自身の子供時代の経験などから手を出すこともありうると語る親もいた。これに対し、専門家はこう指摘する。

NPO法人新座子育てネットワーク代表理事 坂本純子氏:
しつけの為の体罰をやむを得ないという風潮はまだまだ日本の中には多いです。おしりをたたくまではセーフという解釈の親御さんもいまだにいらっしゃいます。

罰が目的ではない行為は体罰に当たらない

一方、指針案では「道に飛び出しそうな子供の手をつかむ」、「他の子供に暴力を振るうのを制止する」など、罰を目的としていない行為は体罰に当たらないとしている。

しかし、こうした指針案について当の親からは…

9歳の娘の母親(34):
線引きが難しいかなっていうのはあります。制限されると親も叱るに叱れなくなっちゃう部分もあるんじゃないかな。

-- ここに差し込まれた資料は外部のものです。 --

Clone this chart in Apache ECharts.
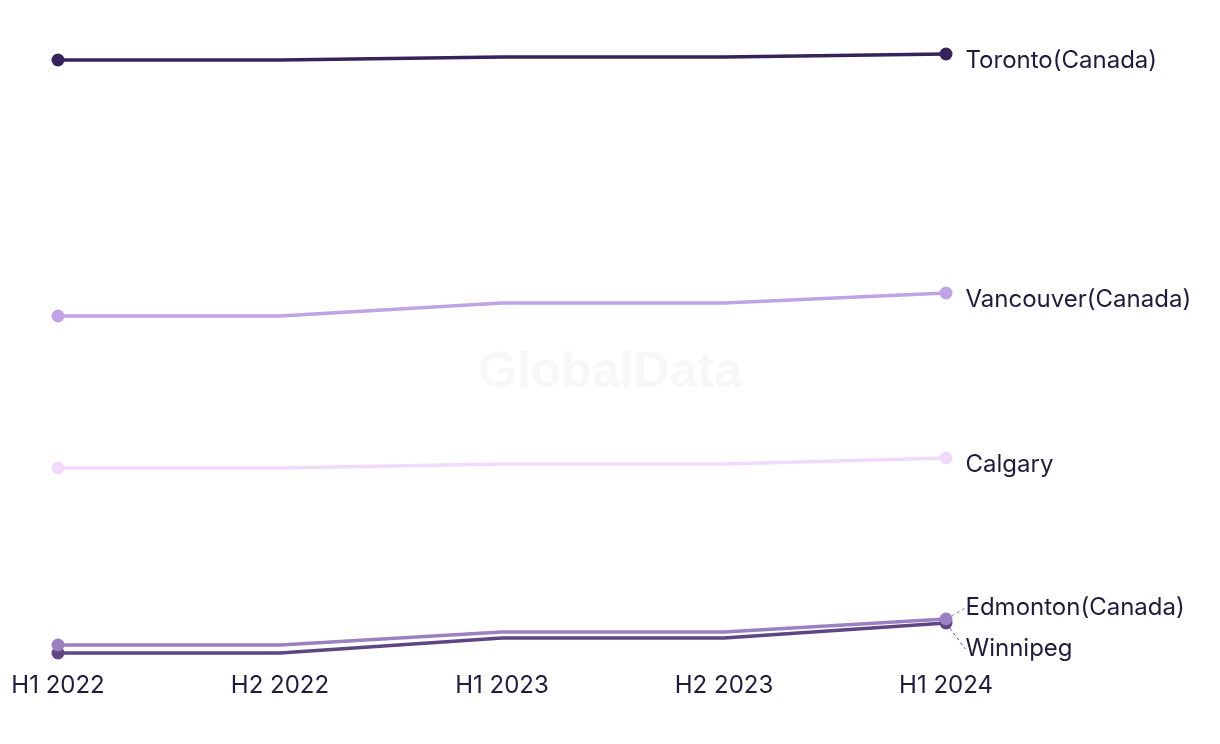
<!DOCTYPE html>
<html>
<head>
<meta charset="utf-8">
<script src="https://cdn.jsdelivr.net/npm/echarts@6/dist/echarts.min.js"></script>
<style>html,body{margin:0;padding:0;background:#fff}#c{width:1220px;height:744px}</style>
</head>
<body>
<div id="c"></div>
<script>
const categories = ['H1 2022', 'H2 2022', 'H1 2023', 'H2 2023', 'H1 2024'];
const seriesNames = ['Toronto(Canada)', 'Vancouver(Canada)', 'Calgary', 'Edmonton(Canada)', 'Winnipeg'];
const toronto = [600, 600, 603, 603, 606];
const vancouver = [344, 344, 357, 357, 367];
const calgary = [192, 192, 196, 196, 202];
const edmonton = [15, 15, 28, 28, 41];
const winnipeg = [7, 7, 22, 22, 37];
const colors = ['#37235a', '#bfa3e4', '#f1dafc', '#9b80c2', '#5e4684'];
const labelDy = [7, 7, 7, -11, 26];

const allData = [toronto, vancouver, calgary, edmonton, winnipeg];
const chart = echarts.init(document.getElementById('c'), null, {renderer: 'canvas'});
const textColor = '#1e1c3a';
const font = 'Inter, "Noto Sans", sans-serif';

const series = allData.map((d, i) => ({
  name: seriesNames[i],
  type: 'line',
  showAllSymbol: true,
  data: d.map((v, j) => {
    if (j === d.length - 1) {
      return {
        value: v,
        label: {
          show: true, position: 'right', distance: 13,
          formatter: seriesNames[i], color: textColor, fontSize: 24, fontFamily: font
        },
        labelLine: {show: i >= 3, lineStyle: {color: colors[i], type: [3, 3], width: 1}}
      };
    }
    if (j === 0) return {value: v};
    return {value: v, symbol: 'none'};
  }),
  symbol: 'circle',
  symbolSize: 13,
  lineStyle: {color: colors[i], width: 3.5},
  itemStyle: {color: colors[i]},
  label: {show: false},
  labelLayout: function () { return {dy: labelDy[i]}; },
  z: 10 - i,
  silent: true
}));

chart.setOption({
  animation: false,
  backgroundColor: '#fff',
  textStyle: {fontFamily: font},
  graphic: [{
    type: 'text', x: 610, y: 373,
    style: {text: 'GlobalData', fontSize: 50, fontWeight: 'bold', fill: '#f7f7f7',
      fontFamily: 'Arial, "Liberation Sans", sans-serif', align: 'center', verticalAlign: 'middle'},
    z: -10
  }],
  grid: {left: 58, right: 274, top: 40, bottom: 84},
  xAxis: {
    type: 'category', data: categories, boundaryGap: false,
    axisLine: {show: false}, axisTick: {show: false}, splitLine: {show: false},
    axisLabel: {color: textColor, fontSize: 24, margin: 14, fontFamily: font}
  },
  yAxis: {
    type: 'value', min: 0, max: 620,
    show: false, splitLine: {show: false}
  },
  series: series
});
</script>
</body>
</html>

どう子供と接したらいいのか…という、戸惑いの声もあった。指針案では「子供の気持ちを受け止めること」、「良いことをしたら、すぐに褒めること」などを提案している

また、体罰を具体的に示すことについてこんな声もあった。

3歳の娘の母親(42):
今でも結構、子育ては母親の方が負担が大きいと言われているじゃないですか。さらにプレッシャーをかけられちゃうと逆に母親をやめたくなる人も増えちゃうかも。